Nazario Di Cicco ha iniziato il suo calvario 13 anni fa. La vicenda è nata dalla denuncia che in un ospedale si moriva in modo “evitabile”, pubblicata e firmata su un quotidiano prestigioso. In sequenza:

-l’ASL ha dichiarato che il suo medico era affetto da patologie (senza segni e senza sintomi);

-poi, quando Di Cicco ha partecipato ad una trasmissione televisiva nazionale, l’ASL gli ha sospeso lo stipendio(per “superamento del periodo di comporto” , in data indeterminata), lo ha dichiarato suo debitore (di una cifra indeterminata) e l’ha diffidato dal lavorare;

-infine, quando Di Cicco si è rivolto al Giudice e questi stava per pronunciare l’illegittimità di quei provvedimenti, l’ASL lo dichiarato guarito e l’ha licenziato, per “superamento del periodo di comporto” (in data indeterminata). La vicenda non è ancora giunta a conclusione e, visti i tempi della giustizia (prossima udienza: 2017), si presuppone che andrà molto più avanti, negli anni, quando il tempo avrà cancellato ricordi e persone.

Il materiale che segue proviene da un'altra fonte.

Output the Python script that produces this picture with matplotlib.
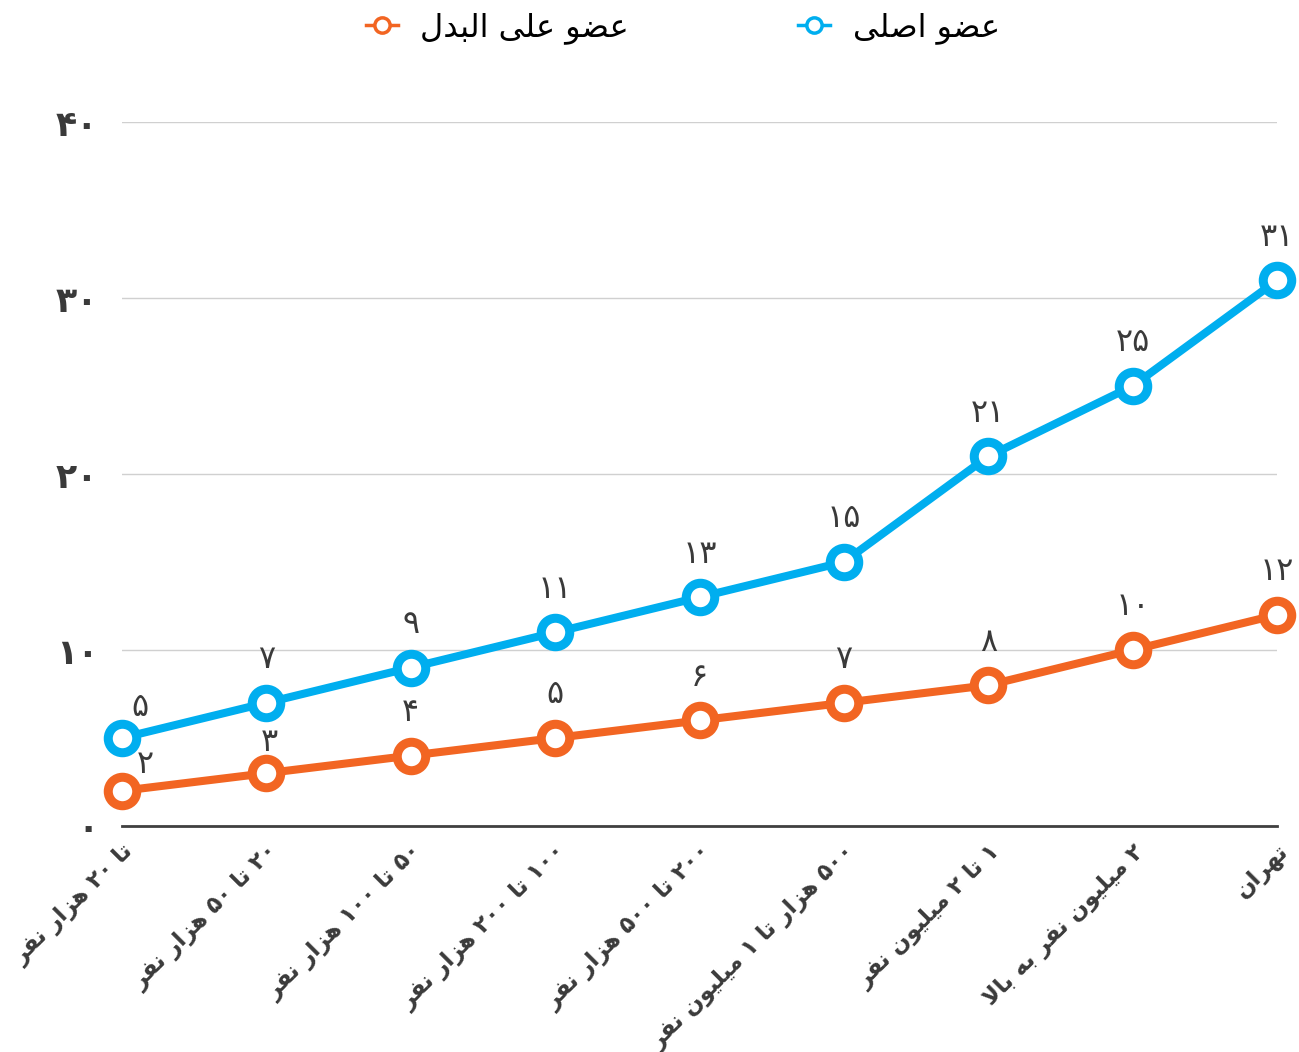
import matplotlib
matplotlib.use("Agg")
import matplotlib.pyplot as plt
from matplotlib.lines import Line2D

# ---------------- data ----------------
categories = ["تا ۲۰ هزار نفر", "۲۰ تا ۵۰ هزار نفر", "۵۰ تا ۱۰۰ هزار نفر",
              "۱۰۰ تا ۲۰۰ هزار نفر", "۲۰۰ تا ۵۰۰ هزار نفر",
              "۵۰۰ هزار تا ۱ میلیون نفر", "۱ تا ۲ میلیون نفر",
              "۲ میلیون نفر به بالا", "تهران"]
series_names = ["عضو اصلی", "عضو علی البدل"]
main_members = [5, 7, 9, 11, 13, 15, 21, 25, 31]
alt_members = [2, 3, 4, 5, 6, 7, 8, 10, 12]
y_ticks = [0, 10, 20, 30, 40]

BLUE = "#00AEEF"
ORANGE = "#F26522"
TXT = "#3a3a3a"

# ---------------- simple Arabic/Persian shaping ----------------
FORMS = {
    'ا': ('\uFE8D', '\uFE8E', None, None),
    'ب': ('\uFE8F', '\uFE90', '\uFE91', '\uFE92'),
    'ت': ('\uFE95', '\uFE96', '\uFE97', '\uFE98'),
    'د': ('\uFEA9', '\uFEAA', None, None),
    'ر': ('\uFEAD', '\uFEAE', None, None),
    'ز': ('\uFEAF', '\uFEB0', None, None),
    'ص': ('\uFEB9', '\uFEBA', '\uFEBB', '\uFEBC'),
    'ض': ('\uFEBD', '\uFEBE', '\uFEBF', '\uFEC0'),
    'ع': ('\uFEC9', '\uFECA', '\uFECB', '\uFECC'),
    'ف': ('\uFED1', '\uFED2', '\uFED3', '\uFED4'),
    'ل': ('\uFEDD', '\uFEDE', '\uFEDF', '\uFEE0'),
    'م': ('\uFEE1', '\uFEE2', '\uFEE3', '\uFEE4'),
    'ن': ('\uFEE5', '\uFEE6', '\uFEE7', '\uFEE8'),
    'ه': ('\uFEE9', '\uFEEA', '\uFEEB', '\uFEEC'),
    'و': ('\uFEED', '\uFEEE', None, None),
    'ی': ('\uFEEF', '\uFEF0', '\uFEF3', '\uFEF4'),
    'LA': ('\uFEFB', '\uFEFC', None, None),
}


def shape_word(word):
    units = []
    i = 0
    while i < len(word):
        if word[i] == 'ل' and i + 1 < len(word) and word[i + 1] == 'ا':
            units.append('LA')
            i += 2
        else:
            units.append(word[i])
            i += 1
    out = []
    for k, u in enumerate(units):
        if u not in FORMS:
            out.append(u)
            continue
        f = FORMS[u]
        prev = units[k - 1] if k > 0 else None
        nxt = units[k + 1] if k + 1 < len(units) else None
        jp = prev is not None and prev in FORMS and FORMS[prev][2] is not None
        jn = nxt is not None and nxt in FORMS and f[2] is not None
        if jp and jn:
            g = f[3]
        elif jp:
            g = f[1]
        elif jn:
            g = f[2]
        else:
            g = f[0]
        out.append(g)
    return ''.join(reversed(out))


def rtl(text):
    words = text.split(' ')
    vis = []
    for w in reversed(words):
        if all('\u06F0' <= c <= '\u06F9' for c in w):
            vis.append(w)
        else:
            vis.append(shape_word(w))
    return ' '.join(vis)


def fa_num(n):
    return ''.join(chr(0x06F0 + int(c)) for c in str(n))


plt.rcParams['font.family'] = ['DejaVu Sans']

fig = plt.figure(figsize=(12.99, 10.52), dpi=100)
ax = fig.add_axes([122 / 1299, 1 - 826 / 1052, (1277 - 122) / 1299, (826 - 122) / 1052])

x = list(range(len(categories)))
ax.plot(x, main_members, color=BLUE, lw=5.8, marker='o', ms=20.5, mew=6.5,
        mfc='white', mec=BLUE, clip_on=False, zorder=4, solid_capstyle='round')
ax.plot(x, alt_members, color=ORANGE, lw=5.8, marker='o', ms=20.5, mew=6.5,
        mfc='white', mec=ORANGE, clip_on=False, zorder=4, solid_capstyle='round')

for xi, v in zip(x, main_members):
    off = (13, 22) if xi == 0 else (0, 31)
    ax.annotate(fa_num(v), (xi, v), xytext=off, textcoords='offset points',
                ha='center', va='center', fontsize=23, color=TXT, zorder=5)
for xi, v in zip(x, alt_members):
    if xi == 0:
        off = (17, 19)
    elif xi == 1:
        off = (2, 22)
    else:
        off = (0, 31)
    ax.annotate(fa_num(v), (xi, v), xytext=off, textcoords='offset points',
                ha='center', va='center', fontsize=23, color=TXT, zorder=5)

ax.set_xlim(0, len(categories) - 1)
ax.set_ylim(0, 40)
ax.set_yticks(y_ticks)
ax.set_yticklabels([fa_num(t) for t in y_ticks], fontsize=25, fontweight='bold', color=TXT)
ax.set_xticks(x)
ax.set_xticklabels([rtl(c) for c in categories], rotation=45, ha='right', va='top',
                   rotation_mode='anchor', fontsize=16.5, fontweight='bold', color=TXT)
ax.tick_params(axis='y', length=0, pad=17)
ax.tick_params(axis='x', length=0, pad=10)

ax.grid(axis='y', color='#d0d0d0', lw=1)
ax.set_axisbelow(True)
for s in ['left', 'right', 'top']:
    ax.spines[s].set_visible(False)
ax.spines['bottom'].set_color('#404040')
ax.spines['bottom'].set_linewidth(2)
ax.spines['bottom'].set_zorder(3)

handles = [
    Line2D([], [], color=ORANGE, lw=2.5, marker='o', ms=11, mew=2.5, mfc='white', mec=ORANGE),
    Line2D([], [], color=BLUE, lw=2.5, marker='o', ms=11, mew=2.5, mfc='white', mec=BLUE),
]
fig.legend(handles, [rtl(series_names[1]), rtl(series_names[0])],
           loc='center', bbox_to_anchor=(683 / 1299, 1 - 28 / 1052), ncol=2,
           frameon=False, fontsize=23, handlelength=1.0, handletextpad=0.7,
           columnspacing=5.3)

fig.savefig("out.png", dpi=100, facecolor='white')
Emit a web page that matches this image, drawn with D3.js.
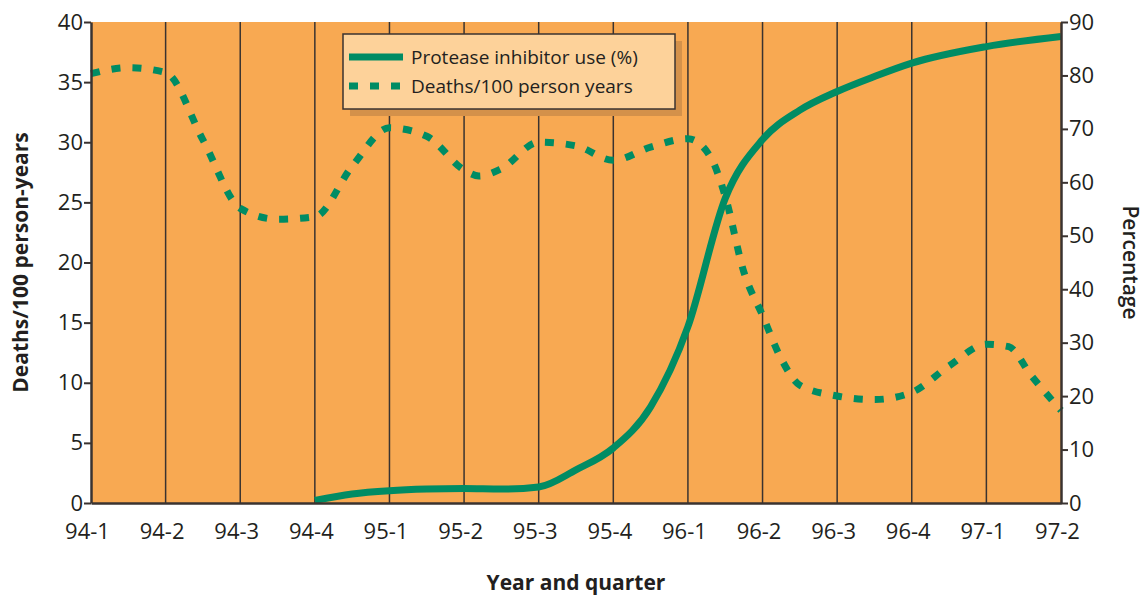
<!DOCTYPE html>
<html>
<head>
<meta charset="utf-8">
<script src="https://cdn.jsdelivr.net/npm/d3@7"></script>
<style>
  body { margin: 0; background: #fff; }
  text { font-family: "Open Sans", sans-serif; fill: #231f20; }
</style>
</head>
<body>
<svg id="chart"></svg>
<script>
// Categories along the x axis
const quarters = ["94-1", "94-2", "94-3", "94-4", "95-1", "95-2", "95-3", "95-4",
                  "96-1", "96-2", "96-3", "96-4", "97-1", "97-2"];
const leftTicks = [0, 5, 10, 15, 20, 25, 30, 35, 40];
const rightTicks = [0, 10, 20, 30, 40, 50, 60, 70, 80, 90];

// Deaths/100 person years (position in quarters, value)
const deathsPos = [0, 0.5, 1, 1.5, 2, 2.5, 3, 3.5, 4, 4.5, 5, 5.2, 5.5, 6, 6.5, 7, 7.5,
                   8, 8.3, 8.5, 8.75, 9, 9.25, 9.5, 10, 10.5, 11, 11.5, 12, 12.3, 12.6, 13];
const deathsVal = [35.7, 36.2, 35.8, 30.2, 24.5, 23.6, 23.8, 28.0, 31.2, 30.5, 27.7, 27.2, 27.8,
                   30.0, 29.7, 28.5, 29.6, 30.3, 28.8, 25.5, 19.2, 15.6, 12.0, 9.8, 8.9, 8.6,
                   9.2, 11.4, 13.2, 13.0, 10.6, 7.7];

// Protease inhibitor use (%)
const piPos = [3, 3.5, 4, 4.5, 5, 5.5, 6, 6.5, 7, 7.5, 8, 8.5, 9, 9.5, 10, 10.5, 11, 12, 13];
const piVal = [0.5, 1.7, 2.3, 2.6, 2.7, 2.6, 3.0, 6.2, 10.3, 18, 33, 57, 68, 73.5, 77, 79.8,
               82.3, 85.4, 87.3];

const width = 1147;
const height = 598;
const margin = { top: 22, right: 86, bottom: 95, left: 91 };

const svg = d3.select("#chart")
    .attr("width", width)
    .attr("height", height);

const x = d3.scaleLinear()
    .domain([0, quarters.length - 1])
    .range([margin.left, width - margin.right]);

const yLeft = d3.scaleLinear()
    .domain([0, 40])
    .range([height - margin.bottom, margin.top]);

const yRight = d3.scaleLinear()
    .domain([0, 90])
    .range([height - margin.bottom, margin.top]);

// Plot background
svg.append("rect")
    .attr("x", x(0))
    .attr("y", yLeft(40))
    .attr("width", x(quarters.length - 1) - x(0))
    .attr("height", yLeft(0) - yLeft(40))
    .attr("fill", "#f8a952");

// Vertical grid lines at each quarter
svg.append("g")
    .selectAll("line")
    .data(quarters.slice(1, -1))
    .enter().append("line")
    .attr("x1", (d, i) => x(i + 1))
    .attr("x2", (d, i) => x(i + 1))
    .attr("y1", yLeft(40))
    .attr("y2", yLeft(0))
    .attr("stroke", "#3a3330")
    .attr("stroke-width", 1.5);

// Lines
const lineL = d3.line()
    .x((d, i) => x(deathsPos[i]))
    .y(d => yLeft(d))
    .curve(d3.curveMonotoneX);

const lineR = d3.line()
    .x((d, i) => x(piPos[i]))
    .y(d => yRight(d))
    .curve(d3.curveMonotoneX);

svg.append("path")
    .datum(piVal)
    .attr("d", lineR)
    .attr("fill", "none")
    .attr("stroke", "#008c64")
    .attr("stroke-width", 7);

svg.append("path")
    .datum(deathsVal)
    .attr("d", lineL)
    .attr("fill", "none")
    .attr("stroke", "#008c64")
    .attr("stroke-width", 7)
    .attr("stroke-dasharray", "9,12");

// Axes
const leftAxis = svg.append("g")
    .attr("transform", `translate(${x(0)},0)`)
    .call(d3.axisLeft(yLeft).tickValues(leftTicks).tickSize(7).tickSizeOuter(0).tickPadding(1));

const rightAxis = svg.append("g")
    .attr("transform", `translate(${x(quarters.length - 1)},0)`)
    .call(d3.axisRight(yRight).tickValues(rightTicks).tickSize(7).tickSizeOuter(0).tickPadding(1));

const bottomAxis = svg.append("g")
    .attr("transform", `translate(0,${yLeft(0)})`)
    .call(d3.axisBottom(x).tickValues(d3.range(quarters.length))
        .tickFormat(i => quarters[i]).tickSize(0).tickPadding(20));

[leftAxis, rightAxis, bottomAxis].forEach(g => {
    g.select(".domain").attr("stroke", "#3a3330").attr("stroke-width", 2.5);
    g.selectAll(".tick line").attr("stroke", "#3a3330").attr("stroke-width", 2);
    g.selectAll("text")
        .style("font-family", "'Open Sans', sans-serif")
        .style("font-size", "22px")
        .attr("fill", "#231f20");
});
bottomAxis.selectAll("text").attr("dx", -4);

// Axis titles
svg.append("text")
    .attr("transform", `translate(28,${(yLeft(0) + yLeft(40)) / 2}) rotate(-90)`)
    .attr("text-anchor", "middle")
    .style("font-size", "21px")
    .style("font-weight", "bold")
    .text("Deaths/100 person-years");

svg.append("text")
    .attr("transform", `translate(1123,${(yLeft(0) + yLeft(40)) / 2}) rotate(90)`)
    .attr("text-anchor", "middle")
    .style("font-size", "21px")
    .style("font-weight", "600")
    .text("Percentage");

svg.append("text")
    .attr("x", (x(0) + x(quarters.length - 1)) / 2)
    .attr("y", 590)
    .attr("text-anchor", "middle")
    .style("font-size", "21px")
    .style("font-weight", "bold")
    .text("Year and quarter");

// Legend box with shadow
const legend = svg.append("g")
    .attr("transform", "translate(343,34)");

legend.append("rect")
    .attr("x", 7)
    .attr("y", 7)
    .attr("width", 332)
    .attr("height", 75)
    .attr("fill", "#d4914a");

legend.append("rect")
    .attr("width", 332)
    .attr("height", 75)
    .attr("fill", "#fdd29a")
    .attr("stroke", "#3a3330")
    .attr("stroke-width", 1.5);

const legendItems = [
    { label: "Protease inhibitor use (%)", dash: null },
    { label: "Deaths/100 person years", dash: "9,12" }
];

legendItems.forEach((d, i) => {
    const yy = 23 + i * 29;
    legend.append("line")
        .attr("x1", 6)
        .attr("x2", 60)
        .attr("y1", yy)
        .attr("y2", yy)
        .attr("stroke", "#008c64")
        .attr("stroke-width", 7)
        .attr("stroke-dasharray", d.dash);
    legend.append("text")
        .attr("x", 68)
        .attr("y", yy)
        .attr("dy", "0.35em")
        .style("font-size", "19px")
        .text(d.label);
});
</script>
</body>
</html>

Il diretto interessato dice: «Se dovessi farcela e se dovessi “vincere” la causa contro il licenziamento, nella migliore delle ipotesi, dopo vent’anni dall’01.02.2001, potrei sperare di riavere la punizione irrogatami in forza del giudizio del collegio medico dell’ASL CE2, contro il quale ho potuto fare ricorso anche alla magistratura, che lo ha dichiarato illegittimo il 26.10.10: “perché la diagnosi è inesistente … perché basato sul nulla...” . Debbo aggrapparmi alla speranza di riuscire a riavere, dopo vent’anni, lo stesso provvedimento finalmente inappellabile e legittimo, perché emesso dalla Magistratura, perché la diagnosi è esistente perché basato su una malattia insorta, gradatamente aggravatasi (e con potenziale ulteriore aggravamento) nelle more dei processi giudiziari. Così, potrei essere buttato nuovamente nell’ASL CE a temere una nuova punizione, sempre per lo stesso motivo: ho denunciato».